Talk about money: Valley home prices climbed significantly in 2013
by Mark Rosenberg
Feb 13, 2014 | 1736 views | 0 0 comments | 9 9 recommendations | email to a friend | print
It’s been a great couple of years to be a homeowner in Scotts Valley or San Lorenzo Valley.

- In Scotts Valley, the median price of the 28 single-family homes that sold in the fourth quarter of 2013 was $672,500, according to Scotts Valley Realtor Karen Kufchak. That’s up 17.8 percent from the median price of $571,000 in the same period in 2012.

- In Felton, the median price of the 17 homes that sold in the fourth quarter of 2013 was $415,000, up 16.9 percent from the median price of $355,000 in the same period in 2012.

- Over two years, Scotts Valley’s median is up 19 percent from $565,000 in the fourth quarter of 2011. In Felton, median prices are up 66 percent from $250,000 in the fourth quarter of 2011, when only eight homes sold during the three months, and four of those were foreclosure sales by banks.

“Felton got really depressed,” said Scotts Valley Realtor Kurt Useldinger. “But it’s coming back.”

As strong as prices have been for the last two years, they’re still well below their highs. The median for Scotts Valley peaked in March 2006 at $823,000, according to website Zillow. Prices are still down 18 percent from then. In Felton, the median peaked in April 2007 at $560,000. Prices are down 25.8 percent since.

Among reasons for the strong market in the last two years are low interest rates, a strong job market in Silicon Valley, and a lack of homes for sale.

A year ago, homebuyers could borrow at a 30-year fixed rate of 3.5 percent, Useldinger said. Kufchak said borrowers can still lock in 30-year fixed rates “in the mid-4s with no closing costs.”

Home prices are especially strong in the price range of $700,000 to $900,000, said Wayne Shaffer, a broker in Santa Cruz for 41 years. Demand for homes over $1 million is “soft,” he said, partly because the property taxes alone amount to over $1,000 a month.

“But you get a lot more for your money with the higher-priced homes,” Shaffer said. “$1.5 million will get you a 4,000-square-foot house, but at $900,000 you’ll get 2,000 square feet or less.”

Who can afford homes priced at over $1 million? Workers at Apple, Google or other booming Silicon Valley companies, sometimes couples with each spouse making a six-figure income.

Santa Cruz Realtor Neal Langholz agreed that a hot market in Silicon Valley has heated up prices over here.

“Homes in Silicon Valley are getting offers from multiple buyers,” he said. “A house over the hill may get 5 to15 offers, while houses in Santa Cruz get 2 to 9 offers.”

Langholz said investors have also boosted prices.

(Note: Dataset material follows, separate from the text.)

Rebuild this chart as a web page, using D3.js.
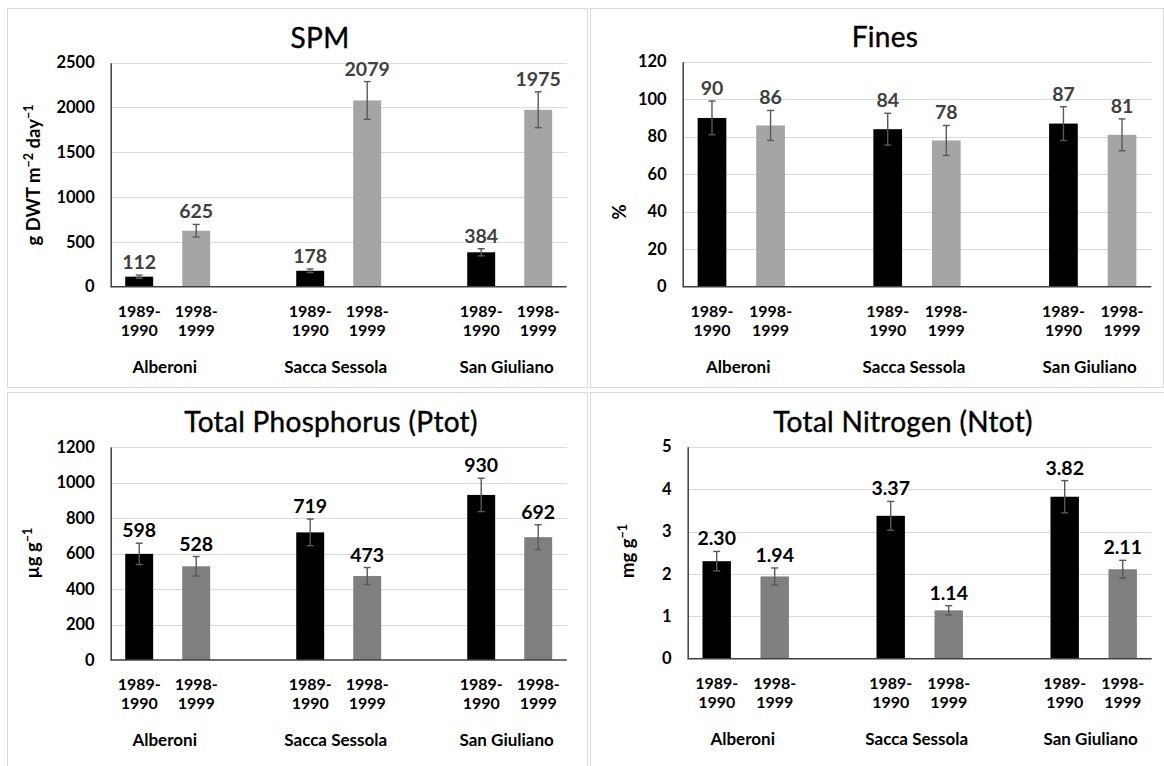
<!DOCTYPE html>
<html>
<head>
<meta charset="utf-8">
<script src="https://cdn.jsdelivr.net/npm/d3@7"></script>
<style>
  body { margin: 0; background: #fff; }
  svg { display: block; font-family: Lato, "Open Sans", sans-serif; }
</style>
</head>
<body>
<svg id="svg" width="1164" height="766"></svg>
<script>
// categories
var sites = ["Alberoni", "Sacca Sessola", "San Giuliano"];
var periods = [["1989-", "1990"], ["1998-", "1999"]];

// values in order: site1 89-90, site1 98-99, site2 ..., site3 ...
var spmValues = [112, 625, 178, 2079, 384, 1975];
var spmErrors = [18, 70, 20, 210, 40, 200];
var spmTicks = [0, 500, 1000, 1500, 2000, 2500];

var finesValues = [90, 86, 84, 78, 87, 81];
var finesErrors = [9, 8, 8.5, 8, 9, 8.5];
var finesTicks = [0, 20, 40, 60, 80, 100, 120];

var ptotValues = [598, 528, 719, 473, 930, 692];
var ptotErrors = [60, 55, 75, 48, 94, 70];
var ptotTicks = [0, 200, 400, 600, 800, 1000, 1200];

var ntotValues = [2.30, 1.94, 3.37, 1.14, 3.82, 2.11];
var ntotErrors = [0.23, 0.2, 0.34, 0.11, 0.38, 0.21];
var ntotTicks = [0, 1, 2, 3, 4, 5];

var svg = d3.select("#svg");

var panels = [
  {title: "SPM", values: spmValues, errors: spmErrors, ticks: spmTicks, fmt: d3.format("d"),
   box: [7, 8, 580, 379], left: 110.7, right: 566.7, top: 62.7, bottom: 286.7,
   titleX: 320, yTitleX: 40, yTitleY: 175, gray: "#a5a5a5", labelColor: "#404040",
   yTitle: [["g DWT m", 0], ["\u22122", 1], [" day", 0], ["\u22121", 1]]},
  {title: "Fines", values: finesValues, errors: finesErrors, ticks: finesTicks, fmt: d3.format("d"),
   box: [590, 8, 573, 379], left: 682.7, right: 1151.3, top: 61.7, bottom: 286.7,
   titleX: 885, yTitleX: 626, yTitleY: 212, gray: "#a5a5a5", labelColor: "#404040",
   yTitle: [["%", 0]]},
  {title: "Total Phosphorus (Ptot)", values: ptotValues, errors: ptotErrors, ticks: ptotTicks, fmt: d3.format("d"),
   box: [7, 392, 580, 380], left: 110.7, right: 566.7, top: 447, bottom: 660,
   titleX: 331, yTitleX: 39, yTitleY: 553, gray: "#7f7f7f", labelColor: "#000",
   yTitle: [["\u00b5g g", 0], ["\u22121", 1]]},
  {title: "Total Nitrogen (Ntot)", values: ntotValues, errors: ntotErrors, ticks: ntotTicks, fmt: d3.format(".2f"),
   box: [590, 392, 580, 380], left: 687.7, right: 1151.7, top: 446.7, bottom: 658.7,
   titleX: 903, yTitleX: 634, yTitleY: 551, gray: "#7f7f7f", labelColor: "#000",
   yTitle: [["mg g", 0], ["\u22121", 1]]}
];

panels.forEach(drawPanel);

function drawPanel(p) {
  var g = svg.append("g");

  g.append("rect")
    .attr("x", p.box[0] + 0.5).attr("y", p.box[1] + 0.5)
    .attr("width", p.box[2]).attr("height", p.box[3])
    .attr("fill", "#fff").attr("stroke", "#d9d9d9").attr("stroke-width", 1);

  // 8 slots: two bars per site with one empty slot between sites
  var x = d3.scaleBand().domain(d3.range(8)).range([p.left, p.right]).padding(0);
  var y = d3.scaleLinear().domain([0, d3.max(p.ticks)]).range([p.bottom, p.top]);
  var slotOf = function(i) { return Math.floor(i / 2) * 3 + (i % 2); };
  var barW = x.bandwidth() * 0.49;

  // gridlines
  g.append("g").selectAll("line")
    .data(p.ticks.slice(1))
    .enter().append("line")
    .attr("x1", p.left).attr("x2", p.right)
    .attr("y1", function(d) { return Math.round(y(d)) + 0.5; })
    .attr("y2", function(d) { return Math.round(y(d)) + 0.5; })
    .attr("stroke", "#d9d9d9").attr("stroke-width", 1.2);

  // y axis
  var yAxis = g.append("g")
    .attr("transform", "translate(" + p.left + ",0)")
    .call(d3.axisLeft(y).tickValues(p.ticks).tickSize(0).tickPadding(16).tickFormat(d3.format("d")));
  yAxis.select(".domain").attr("stroke", "#404040").attr("stroke-width", 1.5);
  yAxis.selectAll("text")
    .attr("font-family", "Lato, 'Open Sans', sans-serif")
    .attr("font-size", 16.5).attr("font-weight", "bold").attr("fill", "#000");

  // bars
  g.append("g").selectAll("rect")
    .data(p.values)
    .enter().append("rect")
    .attr("x", function(d, i) { return x(slotOf(i)) + (x.bandwidth() - barW) / 2; })
    .attr("y", function(d) { return y(d); })
    .attr("width", barW)
    .attr("height", function(d) { return p.bottom - y(d); })
    .attr("fill", function(d, i) { return i % 2 === 0 ? "#000" : p.gray; });

  // error bars
  var eb = g.append("g").attr("stroke", "#595959").attr("stroke-width", 1.4);
  p.values.forEach(function(v, i) {
    var cx = x(slotOf(i)) + x.bandwidth() / 2;
    var e = p.errors[i];
    eb.append("line").attr("x1", cx).attr("x2", cx).attr("y1", y(v + e)).attr("y2", y(v - e));
    eb.append("line").attr("x1", cx - 3.5).attr("x2", cx + 3.5).attr("y1", y(v + e)).attr("y2", y(v + e));
    eb.append("line").attr("x1", cx - 3.5).attr("x2", cx + 3.5).attr("y1", y(v - e)).attr("y2", y(v - e));
  });

  // x baseline
  g.append("line")
    .attr("x1", p.left).attr("x2", p.right)
    .attr("y1", p.bottom).attr("y2", p.bottom)
    .attr("stroke", "#404040").attr("stroke-width", 1.5);

  // data labels
  g.append("g").selectAll("text")
    .data(p.values)
    .enter().append("text")
    .attr("x", function(d, i) { return x(slotOf(i)) + x.bandwidth() / 2; })
    .attr("y", function(d, i) { return y(d + p.errors[i]) - 6; })
    .attr("text-anchor", "middle")
    .attr("font-size", 19.5).attr("font-weight", "bold")
    .attr("fill", p.labelColor)
    .text(function(d) { return p.fmt(d); });

  // period labels
  p.values.forEach(function(v, i) {
    var cx = x(slotOf(i)) + x.bandwidth() / 2;
    var t = g.append("text").attr("text-anchor", "middle")
      .attr("font-size", 16).attr("font-weight", "bold").attr("fill", "#000");
    t.append("tspan").attr("x", cx).attr("y", p.bottom + 30).text(periods[i % 2][0]);
    t.append("tspan").attr("x", cx).attr("y", p.bottom + 49).text(periods[i % 2][1]);
  });

  // site labels
  g.append("g").selectAll("text")
    .data(sites)
    .enter().append("text")
    .attr("x", function(d, k) { return x(k * 3 + 1) - 3; })
    .attr("y", p.bottom + 86)
    .attr("text-anchor", "middle")
    .attr("font-size", 17).attr("font-weight", "bold").attr("fill", "#000")
    .text(function(d) { return d; });

  // title
  g.append("text")
    .attr("x", p.titleX).attr("y", p.top - 15)
    .attr("text-anchor", "middle")
    .attr("font-size", 28).attr("letter-spacing", 0.3).attr("fill", "#000")
    .attr("stroke", "#000").attr("stroke-width", 0.4)
    .text(p.title);

  // y axis title
  var yt = g.append("text")
    .attr("transform", "translate(" + p.yTitleX + "," + p.yTitleY + ") rotate(-90)")
    .attr("text-anchor", "middle")
    .attr("font-size", 18.5).attr("font-weight", "bold").attr("fill", "#000");
  p.yTitle.forEach(function(part) {
    var ts = yt.append("tspan").text(part[0]);
    if (part[1]) ts.attr("font-size", 12.5).attr("baseline-shift", "super");
  });
}
</script>
</body>
</html>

A couple of years ago, an investor could put down 25 percent on a rental property, and the rent would cover the cost of the mortgage, taxes, insurance and maintenance. It was the first time he had seen such opportunities since the early 1990s.

Now, home prices have risen and interest rates have inched up, so those kinds of investment opportunities are hard to find, he said.

A lack of supply is also lifting prices. According to Felton broker Robert Clark, who’s worked out of the same office on Highway 9 since 1959:

“You can’t build in San Lorenzo Valley because you need an acre to install a septic tank system,” Clark said. “We don’t have any acres left. You can’t build, so have to buy something that’s already built.”